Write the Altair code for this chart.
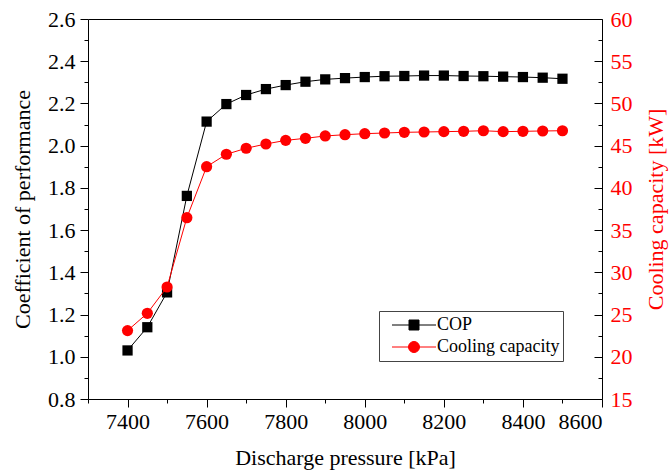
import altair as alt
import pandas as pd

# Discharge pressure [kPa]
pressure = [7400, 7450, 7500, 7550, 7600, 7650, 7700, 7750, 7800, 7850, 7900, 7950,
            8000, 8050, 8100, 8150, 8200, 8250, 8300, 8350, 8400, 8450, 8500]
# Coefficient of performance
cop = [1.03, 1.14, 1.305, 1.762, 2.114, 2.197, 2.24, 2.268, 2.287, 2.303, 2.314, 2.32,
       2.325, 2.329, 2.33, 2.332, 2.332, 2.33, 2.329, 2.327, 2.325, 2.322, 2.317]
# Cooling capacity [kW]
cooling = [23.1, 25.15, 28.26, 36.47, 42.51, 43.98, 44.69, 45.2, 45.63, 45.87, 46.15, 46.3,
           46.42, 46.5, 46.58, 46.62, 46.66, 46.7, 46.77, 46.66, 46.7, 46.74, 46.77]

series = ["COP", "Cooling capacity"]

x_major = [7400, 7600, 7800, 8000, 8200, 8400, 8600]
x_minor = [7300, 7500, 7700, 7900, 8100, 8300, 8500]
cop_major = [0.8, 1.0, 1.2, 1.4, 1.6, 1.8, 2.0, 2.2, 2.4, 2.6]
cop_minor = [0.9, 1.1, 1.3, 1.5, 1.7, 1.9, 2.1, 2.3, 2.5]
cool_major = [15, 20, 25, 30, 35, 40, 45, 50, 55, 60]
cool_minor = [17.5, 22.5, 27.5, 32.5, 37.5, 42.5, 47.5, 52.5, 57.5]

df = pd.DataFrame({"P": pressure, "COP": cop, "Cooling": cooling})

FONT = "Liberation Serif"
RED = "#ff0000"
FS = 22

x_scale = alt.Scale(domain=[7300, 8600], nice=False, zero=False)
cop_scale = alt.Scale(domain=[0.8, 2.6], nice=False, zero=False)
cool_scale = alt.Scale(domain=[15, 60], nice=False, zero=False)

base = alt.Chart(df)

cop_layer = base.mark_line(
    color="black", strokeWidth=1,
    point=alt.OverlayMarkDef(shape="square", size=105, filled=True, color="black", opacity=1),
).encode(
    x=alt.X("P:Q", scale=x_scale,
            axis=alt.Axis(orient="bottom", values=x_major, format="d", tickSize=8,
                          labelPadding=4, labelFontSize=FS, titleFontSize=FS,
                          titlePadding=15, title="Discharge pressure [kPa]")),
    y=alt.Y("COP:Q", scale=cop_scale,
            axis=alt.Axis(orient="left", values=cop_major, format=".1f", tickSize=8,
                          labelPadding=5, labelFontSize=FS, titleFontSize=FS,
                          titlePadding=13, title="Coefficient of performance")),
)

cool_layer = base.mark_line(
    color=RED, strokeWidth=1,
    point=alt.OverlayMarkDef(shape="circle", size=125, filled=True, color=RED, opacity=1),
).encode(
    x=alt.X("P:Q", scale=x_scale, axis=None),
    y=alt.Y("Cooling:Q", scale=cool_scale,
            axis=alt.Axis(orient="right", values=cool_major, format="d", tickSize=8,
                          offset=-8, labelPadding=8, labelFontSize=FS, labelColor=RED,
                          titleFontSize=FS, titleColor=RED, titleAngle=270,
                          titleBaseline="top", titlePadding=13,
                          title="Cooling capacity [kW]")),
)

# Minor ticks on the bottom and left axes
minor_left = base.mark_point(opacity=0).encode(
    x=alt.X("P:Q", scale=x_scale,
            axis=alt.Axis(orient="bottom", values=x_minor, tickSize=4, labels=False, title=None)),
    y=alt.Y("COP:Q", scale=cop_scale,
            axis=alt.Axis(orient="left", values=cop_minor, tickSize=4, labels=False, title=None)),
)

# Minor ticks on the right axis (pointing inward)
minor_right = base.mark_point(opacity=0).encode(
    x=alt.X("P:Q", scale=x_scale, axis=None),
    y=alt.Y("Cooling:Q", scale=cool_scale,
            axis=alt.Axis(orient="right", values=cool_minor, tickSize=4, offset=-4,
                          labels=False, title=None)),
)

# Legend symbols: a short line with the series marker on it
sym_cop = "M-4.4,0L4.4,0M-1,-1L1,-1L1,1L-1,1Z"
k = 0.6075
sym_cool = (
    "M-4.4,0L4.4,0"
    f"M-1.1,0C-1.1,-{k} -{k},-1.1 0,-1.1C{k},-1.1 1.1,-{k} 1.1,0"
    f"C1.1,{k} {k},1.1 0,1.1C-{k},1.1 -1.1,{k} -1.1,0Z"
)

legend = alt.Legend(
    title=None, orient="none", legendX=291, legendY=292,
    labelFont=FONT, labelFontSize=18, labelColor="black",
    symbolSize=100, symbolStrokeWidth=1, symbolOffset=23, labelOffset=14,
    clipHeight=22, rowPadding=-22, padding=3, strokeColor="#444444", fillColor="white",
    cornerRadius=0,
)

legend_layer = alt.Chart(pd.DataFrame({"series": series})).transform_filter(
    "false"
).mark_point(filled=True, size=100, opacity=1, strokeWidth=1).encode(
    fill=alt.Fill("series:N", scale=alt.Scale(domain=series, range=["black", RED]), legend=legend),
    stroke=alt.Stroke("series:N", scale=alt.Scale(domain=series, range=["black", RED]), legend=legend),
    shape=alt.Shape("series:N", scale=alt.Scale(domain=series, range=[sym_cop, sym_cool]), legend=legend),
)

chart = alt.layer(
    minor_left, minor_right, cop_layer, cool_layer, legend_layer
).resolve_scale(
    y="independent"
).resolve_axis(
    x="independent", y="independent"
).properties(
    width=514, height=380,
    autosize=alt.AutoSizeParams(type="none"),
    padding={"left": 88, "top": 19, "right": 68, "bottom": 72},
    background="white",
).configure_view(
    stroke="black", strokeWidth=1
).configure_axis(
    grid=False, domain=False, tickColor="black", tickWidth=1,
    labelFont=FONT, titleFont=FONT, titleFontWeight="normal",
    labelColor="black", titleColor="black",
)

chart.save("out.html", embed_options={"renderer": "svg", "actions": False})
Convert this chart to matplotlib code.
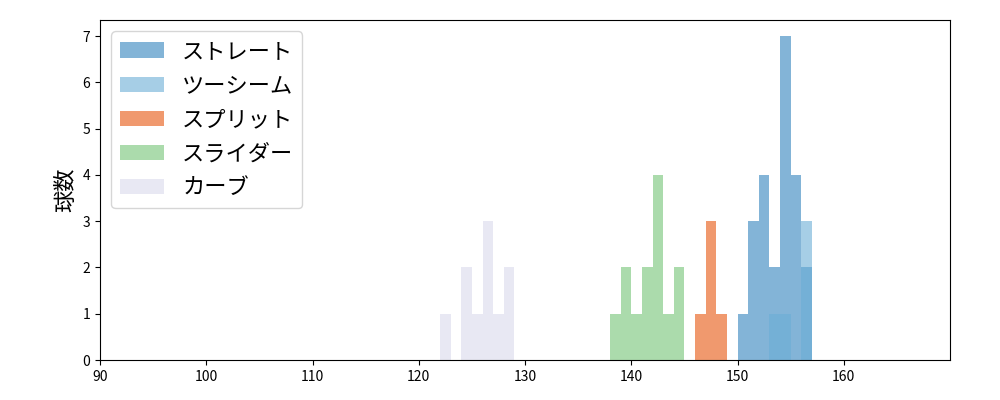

--

Written task: Set down every entry word for word, but omit the pictures.

Written response:
Write the Altair code for this chart.
import altair as alt
import pandas as pd

# Discharge pressure [kPa]
pressure = [7400, 7450, 7500, 7550, 7600, 7650, 7700, 7750, 7800, 7850, 7900, 7950,
            8000, 8050, 8100, 8150, 8200, 8250, 8300, 8350, 8400, 8450, 8500]
# Coefficient of performance
cop = [1.03, 1.14, 1.305, 1.762, 2.114, 2.197, 2.24, 2.268, 2.287, 2.303, 2.314, 2.32,
       2.325, 2.329, 2.33, 2.332, 2.332, 2.33, 2.329, 2.327, 2.325, 2.322, 2.317]
# Cooling capacity [kW]
cooling = [23.1, 25.15, 28.26, 36.47, 42.51, 43.98, 44.69, 45.2, 45.63, 45.87, 46.15, 46.3,
           46.42, 46.5, 46.58, 46.62, 46.66, 46.7, 46.77, 46.66, 46.7, 46.74, 46.77]

series = ["COP", "Cooling capacity"]

x_major = [7400, 7600, 7800, 8000, 8200, 8400, 8600]
x_minor = [7300, 7500, 7700, 7900, 8100, 8300, 8500]
cop_major = [0.8, 1.0, 1.2, 1.4, 1.6, 1.8, 2.0, 2.2, 2.4, 2.6]
cop_minor = [0.9, 1.1, 1.3, 1.5, 1.7, 1.9, 2.1, 2.3, 2.5]
cool_major = [15, 20, 25, 30, 35, 40, 45, 50, 55, 60]
cool_minor = [17.5, 22.5, 27.5, 32.5, 37.5, 42.5, 47.5, 52.5, 57.5]

df = pd.DataFrame({"P": pressure, "COP": cop, "Cooling": cooling})

FONT = "Liberation Serif"
RED = "#ff0000"
FS = 22

x_scale = alt.Scale(domain=[7300, 8600], nice=False, zero=False)
cop_scale = alt.Scale(domain=[0.8, 2.6], nice=False, zero=False)
cool_scale = alt.Scale(domain=[15, 60], nice=False, zero=False)

base = alt.Chart(df)

cop_layer = base.mark_line(
    color="black", strokeWidth=1,
    point=alt.OverlayMarkDef(shape="square", size=105, filled=True, color="black", opacity=1),
).encode(
    x=alt.X("P:Q", scale=x_scale,
            axis=alt.Axis(orient="bottom", values=x_major, format="d", tickSize=8,
                          labelPadding=4, labelFontSize=FS, titleFontSize=FS,
                          titlePadding=15, title="Discharge pressure [kPa]")),
    y=alt.Y("COP:Q", scale=cop_scale,
            axis=alt.Axis(orient="left", values=cop_major, format=".1f", tickSize=8,
                          labelPadding=5, labelFontSize=FS, titleFontSize=FS,
                          titlePadding=13, title="Coefficient of performance")),
)

cool_layer = base.mark_line(
    color=RED, strokeWidth=1,
    point=alt.OverlayMarkDef(shape="circle", size=125, filled=True, color=RED, opacity=1),
).encode(
    x=alt.X("P:Q", scale=x_scale, axis=None),
    y=alt.Y("Cooling:Q", scale=cool_scale,
            axis=alt.Axis(orient="right", values=cool_major, format="d", tickSize=8,
                          offset=-8, labelPadding=8, labelFontSize=FS, labelColor=RED,
                          titleFontSize=FS, titleColor=RED, titleAngle=270,
                          titleBaseline="top", titlePadding=13,
                          title="Cooling capacity [kW]")),
)

# Minor ticks on the bottom and left axes
minor_left = base.mark_point(opacity=0).encode(
    x=alt.X("P:Q", scale=x_scale,
            axis=alt.Axis(orient="bottom", values=x_minor, tickSize=4, labels=False, title=None)),
    y=alt.Y("COP:Q", scale=cop_scale,
            axis=alt.Axis(orient="left", values=cop_minor, tickSize=4, labels=False, title=None)),
)

# Minor ticks on the right axis (pointing inward)
minor_right = base.mark_point(opacity=0).encode(
    x=alt.X("P:Q", scale=x_scale, axis=None),
    y=alt.Y("Cooling:Q", scale=cool_scale,
            axis=alt.Axis(orient="right", values=cool_minor, tickSize=4, offset=-4,
                          labels=False, title=None)),
)

# Legend symbols: a short line with the series marker on it
sym_cop = "M-4.4,0L4.4,0M-1,-1L1,-1L1,1L-1,1Z"
k = 0.6075
sym_cool = (
    "M-4.4,0L4.4,0"
    f"M-1.1,0C-1.1,-{k} -{k},-1.1 0,-1.1C{k},-1.1 1.1,-{k} 1.1,0"
    f"C1.1,{k} {k},1.1 0,1.1C-{k},1.1 -1.1,{k} -1.1,0Z"
)

legend = alt.Legend(
    title=None, orient="none", legendX=291, legendY=292,
    labelFont=FONT, labelFontSize=18, labelColor="black",
    symbolSize=100, symbolStrokeWidth=1, symbolOffset=23, labelOffset=14,
    clipHeight=22, rowPadding=-22, padding=3, strokeColor="#444444", fillColor="white",
    cornerRadius=0,
)

legend_layer = alt.Chart(pd.DataFrame({"series": series})).transform_filter(
    "false"
).mark_point(filled=True, size=100, opacity=1, strokeWidth=1).encode(
    fill=alt.Fill("series:N", scale=alt.Scale(domain=series, range=["black", RED]), legend=legend),
    stroke=alt.Stroke("series:N", scale=alt.Scale(domain=series, range=["black", RED]), legend=legend),
    shape=alt.Shape("series:N", scale=alt.Scale(domain=series, range=[sym_cop, sym_cool]), legend=legend),
)

chart = alt.layer(
    minor_left, minor_right, cop_layer, cool_layer, legend_layer
).resolve_scale(
    y="independent"
).resolve_axis(
    x="independent", y="independent"
).properties(
    width=514, height=380,
    autosize=alt.AutoSizeParams(type="none"),
    padding={"left": 88, "top": 19, "right": 68, "bottom": 72},
    background="white",
).configure_view(
    stroke="black", strokeWidth=1
).configure_axis(
    grid=False, domain=False, tickColor="black", tickWidth=1,
    labelFont=FONT, titleFont=FONT, titleFontWeight="normal",
    labelColor="black", titleColor="black",
)

chart.save("out.html", embed_options={"renderer": "svg", "actions": False})
Convert this chart to matplotlib code.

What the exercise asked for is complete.